Labour's current policies are a continuation of Blair's pro-capitalist agenda. This is expressed in terms of policy; witness Miliband's completely pro-capitalist assault on the trade unions at the TUC. It is reflected also in the internal organisation and character of the Labour Party which is fundamentally different from what existed in the past.
The old Labour Party, of which we were a significant force (through Militant - now the Socialist Party), involved the participation of the working class and the trade unions. It was a 'bourgeois workers' party' - with a pro-capitalist leadership at the top but a base among workers below. But it was also very open and democratic, and the leadership was forced to take account of the rank-and-file and its views.
Those who seek to argue that 'nothing has fundamentally changed' in the character of the Labour Party are mistaken. Compare the present situation in the Labour Party to the 1960s. Harold Wilson, supported by Barbara Castle the Labour minister at the time, tried to push through anti-union legislation.
This was massively opposed by the rank-and-file of the party and the majority of the National Executive Committee.
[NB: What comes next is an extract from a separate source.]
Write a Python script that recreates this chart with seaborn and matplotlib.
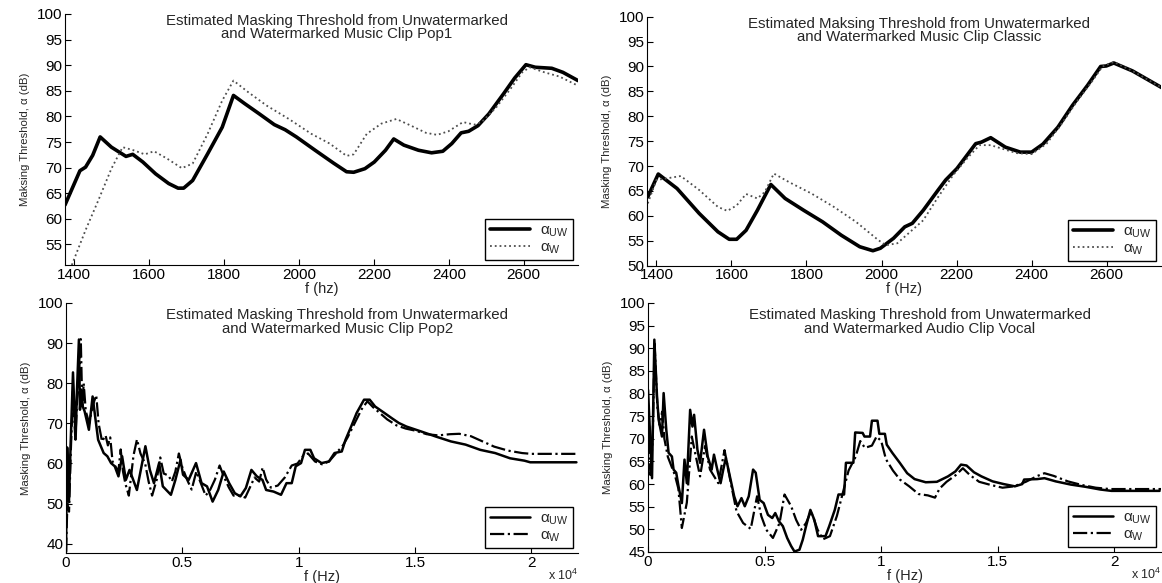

If Wilson had not retreated he would have been compelled to resign. Neither could he militarily support US imperialism on the Vietnam War- despite the urgings of the then US President Johnson - for the same reason.
Tony Blair, however, got the support of Labour's conference delegates - who in the past were solidly to the left of the leadership - for the obscene and criminal Iraq war.
Some object that to describe New Labour as 'capitalist' is an 'exaggeration', because workers are still voting Labour. This, it is argued, indicates that Labour - 'warts and all' - is 'different' from the other two capitalist parties.
Yes, Labour is 'different', in the same way as the Democratic Party in the US differs from the right-wing Republican Party. The Democrats are more 'liberal' but are still a pronounced capitalist party.
So also was the Liberal Party in the 19th century and the early part of the 20th century. Sections of the working class and the trade unions in Britain saw it as an alternative until mighty events - the decline of British imperialism and its inability to continue to grant concessions to the working class - undermined this. This prepared the way for the rise of the Labour Party itself as a mass political expression of the trade unions.
Those who furnished the mass basis for the Labour Party were the sons and daughters of workers who previously voted Liberal. This will happen with the building of a new party. Those who have voted Labour and still do can be won to a new mass workers' party.
Even to those who hope that Labour can be changed, we pose the questions: 'What do we do now in the political and electoral arenas? How does the labour movement exert pressure on Labour in order to defeat and change its present craven capitulation to big business, which is disheartening its former and present supporters? By propaganda or vague hopes for the future alone? The bureaucratic caste which dominates Labour is totally impervious to this.
So i would suggest all that are serious about a new workers party should suggest that any new workers party in the future which i'm confident will happen should not include the name labour as it has been shamefully wrecked by the current party which claims to stand for working people but clearly does not.